Exercise:
Make an exact copy of the lines, leaving the pictures out.

Supplied data:
§ §

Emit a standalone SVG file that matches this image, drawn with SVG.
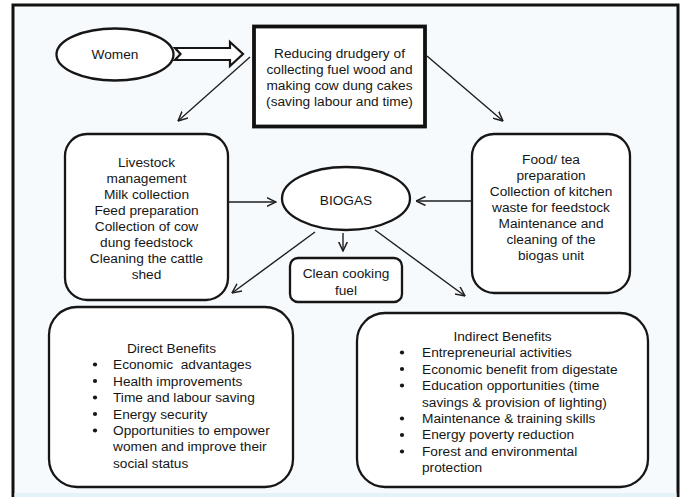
<svg xmlns="http://www.w3.org/2000/svg" width="685" height="497" viewBox="0 0 685 497">
  <defs>
    <style>
      text { font-family: "Liberation Sans", Arial, sans-serif; font-size: 13.7px; fill: #161616; }
      .c { text-anchor: middle; }
      .node { fill: #ffffff; stroke: #161616; stroke-width: 2.3; }
      .edge { fill: none; stroke: #1e1e1e; stroke-width: 1.4; marker-end: url(#open); }
      .dot { fill: #161616; }
    </style>
    <marker id="open" viewBox="0 0 10 10" refX="9.5" refY="5" markerWidth="10" markerHeight="10" markerUnits="userSpaceOnUse" orient="auto">
      <path d="M0,0.5 L9.5,5 L0,9.5" fill="none" stroke="#1e1e1e" stroke-width="1.5"/>
    </marker>
  </defs>

  <!-- page and frame -->
  <rect x="0" y="0" width="685" height="497" fill="#ffffff"/>
  <rect x="13" y="5" width="665" height="495" fill="#f6fafd" stroke="#111" stroke-width="3"/>
  <rect x="14.5" y="493" width="662" height="4" fill="#e4f3fa"/>

  <!-- women -->
  <g id="women">
    <ellipse class="node" cx="115" cy="54.5" rx="58.5" ry="26"/>
    <text class="c" x="115" y="59">Women</text>
  </g>

  <!-- hollow block arrow -->
  <g id="women-arrow">
    <path d="M175,48 L230,48 L230,42 L243,54 L230,66 L230,60 L175,60 L180.5,54 Z" fill="#ffffff" stroke="#161616" stroke-width="2.2" stroke-linejoin="miter"/>
  </g>

  <!-- drudgery box -->
  <g id="drudgery">
    <rect x="254" y="26.5" width="171" height="100" fill="#ffffff" stroke="#111" stroke-width="3.8"/>
    <text class="c" x="339.5" y="58">Reducing drudgery of</text>
    <text class="c" x="339.5" y="74">collecting fuel wood and</text>
    <text class="c" x="339.5" y="90">making cow dung cakes</text>
    <text class="c" x="339.5" y="106">(saving labour and time)</text>
  </g>

  <!-- livestock tasks -->
  <g id="livestock">
    <rect class="node" x="65" y="134" width="163" height="166" rx="22" ry="22"/>
    <text class="c" x="146.5" y="166.5">Livestock</text>
    <text class="c" x="146.5" y="182.5">management</text>
    <text class="c" x="146.5" y="198.5">Milk collection</text>
    <text class="c" x="146.5" y="214.5">Feed preparation</text>
    <text class="c" x="146.5" y="230.5">Collection of cow</text>
    <text class="c" x="146.5" y="246.5">dung feedstock</text>
    <text class="c" x="146.5" y="262.5">Cleaning the cattle</text>
    <text class="c" x="146.5" y="278.5">shed</text>
  </g>

  <!-- kitchen tasks -->
  <g id="kitchen">
    <rect class="node" x="472" y="134" width="158" height="159" rx="22" ry="22"/>
    <text class="c" x="551" y="164">Food/ tea</text>
    <text class="c" x="551" y="180">preparation</text>
    <text class="c" x="551" y="196">Collection of kitchen</text>
    <text class="c" x="551" y="212">waste for feedstock</text>
    <text class="c" x="551" y="227.5">Maintenance and</text>
    <text class="c" x="551" y="243.5">cleaning of the</text>
    <text class="c" x="551" y="259.5">biogas unit</text>
  </g>

  <!-- biogas -->
  <g id="biogas">
    <ellipse class="node" cx="346" cy="198.5" rx="64" ry="31.5"/>
    <text class="c" x="346" y="205">BIOGAS</text>
  </g>

  <!-- clean cooking fuel -->
  <g id="fuel">
    <rect class="node" x="290" y="258" width="112" height="44" rx="8" ry="8"/>
    <text class="c" x="346" y="278">Clean cooking</text>
    <text class="c" x="346" y="295">fuel</text>
  </g>

  <!-- direct benefits -->
  <g id="direct">
    <rect class="node" x="49" y="307" width="244" height="180" rx="28" ry="28"/>
    <text class="c" x="171.5" y="353">Direct Benefits</text>
    <circle class="dot" cx="95" cy="364.5" r="2.1"/>
    <circle class="dot" cx="95" cy="381" r="2.1"/>
    <circle class="dot" cx="95" cy="397.5" r="2.1"/>
    <circle class="dot" cx="95" cy="414" r="2.1"/>
    <circle class="dot" cx="95" cy="430.5" r="2.1"/>
    <text x="113" y="369.4" xml:space="preserve">Economic  advantages</text>
    <text x="113" y="385.8">Health improvements</text>
    <text x="113" y="402.2">Time and labour saving</text>
    <text x="113" y="418.6">Energy security</text>
    <text x="113" y="435">Opportunities to empower</text>
    <text x="113" y="451.4">women and improve their</text>
    <text x="113" y="467.8">social status</text>
  </g>

  <!-- indirect benefits -->
  <g id="indirect">
    <rect class="node" x="357" y="313" width="291" height="174" rx="28" ry="28"/>
    <text class="c" x="502.5" y="341">Indirect Benefits</text>
    <circle class="dot" cx="402" cy="352.5" r="2.1"/>
    <circle class="dot" cx="402" cy="369" r="2.1"/>
    <circle class="dot" cx="402" cy="385.5" r="2.1"/>
    <circle class="dot" cx="402" cy="418.5" r="2.1"/>
    <circle class="dot" cx="402" cy="435" r="2.1"/>
    <circle class="dot" cx="402" cy="451.5" r="2.1"/>
    <text x="422" y="357.4">Entrepreneurial activities</text>
    <text x="422" y="373.8">Economic benefit from digestate</text>
    <text x="422" y="390.2">Education opportunities (time</text>
    <text x="422" y="406.6">savings &amp; provision of lighting)</text>
    <text x="422" y="423">Maintenance &amp; training skills</text>
    <text x="422" y="439.4">Energy poverty reduction</text>
    <text x="422" y="455.8">Forest and environmental</text>
    <text x="422" y="472.2">protection</text>
  </g>

  <!-- connectors -->
  <g id="connectors">
    <line class="edge" x1="250" y1="57" x2="178" y2="121"/>
    <line class="edge" x1="427" y1="56" x2="503" y2="121"/>
    <line class="edge" x1="228" y1="202" x2="276" y2="202"/>
    <line class="edge" x1="472" y1="201" x2="416" y2="201"/>
    <line class="edge" x1="343" y1="233" x2="343" y2="251"/>
    <line class="edge" x1="315" y1="232" x2="232" y2="293"/>
    <line class="edge" x1="375" y1="230" x2="465" y2="296"/>
  </g>
</svg>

§ §

Task output:
Emit a standalone SVG file that matches this image, drawn with SVG.
<svg xmlns="http://www.w3.org/2000/svg" width="685" height="497" viewBox="0 0 685 497">
  <defs>
    <style>
      text { font-family: "Liberation Sans", Arial, sans-serif; font-size: 13.7px; fill: #161616; }
      .c { text-anchor: middle; }
      .node { fill: #ffffff; stroke: #161616; stroke-width: 2.3; }
      .edge { fill: none; stroke: #1e1e1e; stroke-width: 1.4; marker-end: url(#open); }
      .dot { fill: #161616; }
    </style>
    <marker id="open" viewBox="0 0 10 10" refX="9.5" refY="5" markerWidth="10" markerHeight="10" markerUnits="userSpaceOnUse" orient="auto">
      <path d="M0,0.5 L9.5,5 L0,9.5" fill="none" stroke="#1e1e1e" stroke-width="1.5"/>
    </marker>
  </defs>

  <!-- page and frame -->
  <rect x="0" y="0" width="685" height="497" fill="#ffffff"/>
  <rect x="13" y="5" width="665" height="495" fill="#f6fafd" stroke="#111" stroke-width="3"/>
  <rect x="14.5" y="493" width="662" height="4" fill="#e4f3fa"/>

  <!-- women -->
  <g id="women">
    <ellipse class="node" cx="115" cy="54.5" rx="58.5" ry="26"/>
    <text class="c" x="115" y="59">Women</text>
  </g>

  <!-- hollow block arrow -->
  <g id="women-arrow">
    <path d="M175,48 L230,48 L230,42 L243,54 L230,66 L230,60 L175,60 L180.5,54 Z" fill="#ffffff" stroke="#161616" stroke-width="2.2" stroke-linejoin="miter"/>
  </g>

  <!-- drudgery box -->
  <g id="drudgery">
    <rect x="254" y="26.5" width="171" height="100" fill="#ffffff" stroke="#111" stroke-width="3.8"/>
    <text class="c" x="339.5" y="58">Reducing drudgery of</text>
    <text class="c" x="339.5" y="74">collecting fuel wood and</text>
    <text class="c" x="339.5" y="90">making cow dung cakes</text>
    <text class="c" x="339.5" y="106">(saving labour and time)</text>
  </g>

  <!-- livestock tasks -->
  <g id="livestock">
    <rect class="node" x="65" y="134" width="163" height="166" rx="22" ry="22"/>
    <text class="c" x="146.5" y="166.5">Livestock</text>
    <text class="c" x="146.5" y="182.5">management</text>
    <text class="c" x="146.5" y="198.5">Milk collection</text>
    <text class="c" x="146.5" y="214.5">Feed preparation</text>
    <text class="c" x="146.5" y="230.5">Collection of cow</text>
    <text class="c" x="146.5" y="246.5">dung feedstock</text>
    <text class="c" x="146.5" y="262.5">Cleaning the cattle</text>
    <text class="c" x="146.5" y="278.5">shed</text>
  </g>

  <!-- kitchen tasks -->
  <g id="kitchen">
    <rect class="node" x="472" y="134" width="158" height="159" rx="22" ry="22"/>
    <text class="c" x="551" y="164">Food/ tea</text>
    <text class="c" x="551" y="180">preparation</text>
    <text class="c" x="551" y="196">Collection of kitchen</text>
    <text class="c" x="551" y="212">waste for feedstock</text>
    <text class="c" x="551" y="227.5">Maintenance and</text>
    <text class="c" x="551" y="243.5">cleaning of the</text>
    <text class="c" x="551" y="259.5">biogas unit</text>
  </g>

  <!-- biogas -->
  <g id="biogas">
    <ellipse class="node" cx="346" cy="198.5" rx="64" ry="31.5"/>
    <text class="c" x="346" y="205">BIOGAS</text>
  </g>

  <!-- clean cooking fuel -->
  <g id="fuel">
    <rect class="node" x="290" y="258" width="112" height="44" rx="8" ry="8"/>
    <text class="c" x="346" y="278">Clean cooking</text>
    <text class="c" x="346" y="295">fuel</text>
  </g>

  <!-- direct benefits -->
  <g id="direct">
    <rect class="node" x="49" y="307" width="244" height="180" rx="28" ry="28"/>
    <text class="c" x="171.5" y="353">Direct Benefits</text>
    <circle class="dot" cx="95" cy="364.5" r="2.1"/>
    <circle class="dot" cx="95" cy="381" r="2.1"/>
    <circle class="dot" cx="95" cy="397.5" r="2.1"/>
    <circle class="dot" cx="95" cy="414" r="2.1"/>
    <circle class="dot" cx="95" cy="430.5" r="2.1"/>
    <text x="113" y="369.4" xml:space="preserve">Economic  advantages</text>
    <text x="113" y="385.8">Health improvements</text>
    <text x="113" y="402.2">Time and labour saving</text>
    <text x="113" y="418.6">Energy security</text>
    <text x="113" y="435">Opportunities to empower</text>
    <text x="113" y="451.4">women and improve their</text>
    <text x="113" y="467.8">social status</text>
  </g>

  <!-- indirect benefits -->
  <g id="indirect">
    <rect class="node" x="357" y="313" width="291" height="174" rx="28" ry="28"/>
    <text class="c" x="502.5" y="341">Indirect Benefits</text>
    <circle class="dot" cx="402" cy="352.5" r="2.1"/>
    <circle class="dot" cx="402" cy="369" r="2.1"/>
    <circle class="dot" cx="402" cy="385.5" r="2.1"/>
    <circle class="dot" cx="402" cy="418.5" r="2.1"/>
    <circle class="dot" cx="402" cy="435" r="2.1"/>
    <circle class="dot" cx="402" cy="451.5" r="2.1"/>
    <text x="422" y="357.4">Entrepreneurial activities</text>
    <text x="422" y="373.8">Economic benefit from digestate</text>
    <text x="422" y="390.2">Education opportunities (time</text>
    <text x="422" y="406.6">savings &amp; provision of lighting)</text>
    <text x="422" y="423">Maintenance &amp; training skills</text>
    <text x="422" y="439.4">Energy poverty reduction</text>
    <text x="422" y="455.8">Forest and environmental</text>
    <text x="422" y="472.2">protection</text>
  </g>

  <!-- connectors -->
  <g id="connectors">
    <line class="edge" x1="250" y1="57" x2="178" y2="121"/>
    <line class="edge" x1="427" y1="56" x2="503" y2="121"/>
    <line class="edge" x1="228" y1="202" x2="276" y2="202"/>
    <line class="edge" x1="472" y1="201" x2="416" y2="201"/>
    <line class="edge" x1="343" y1="233" x2="343" y2="251"/>
    <line class="edge" x1="315" y1="232" x2="232" y2="293"/>
    <line class="edge" x1="375" y1="230" x2="465" y2="296"/>
  </g>
</svg>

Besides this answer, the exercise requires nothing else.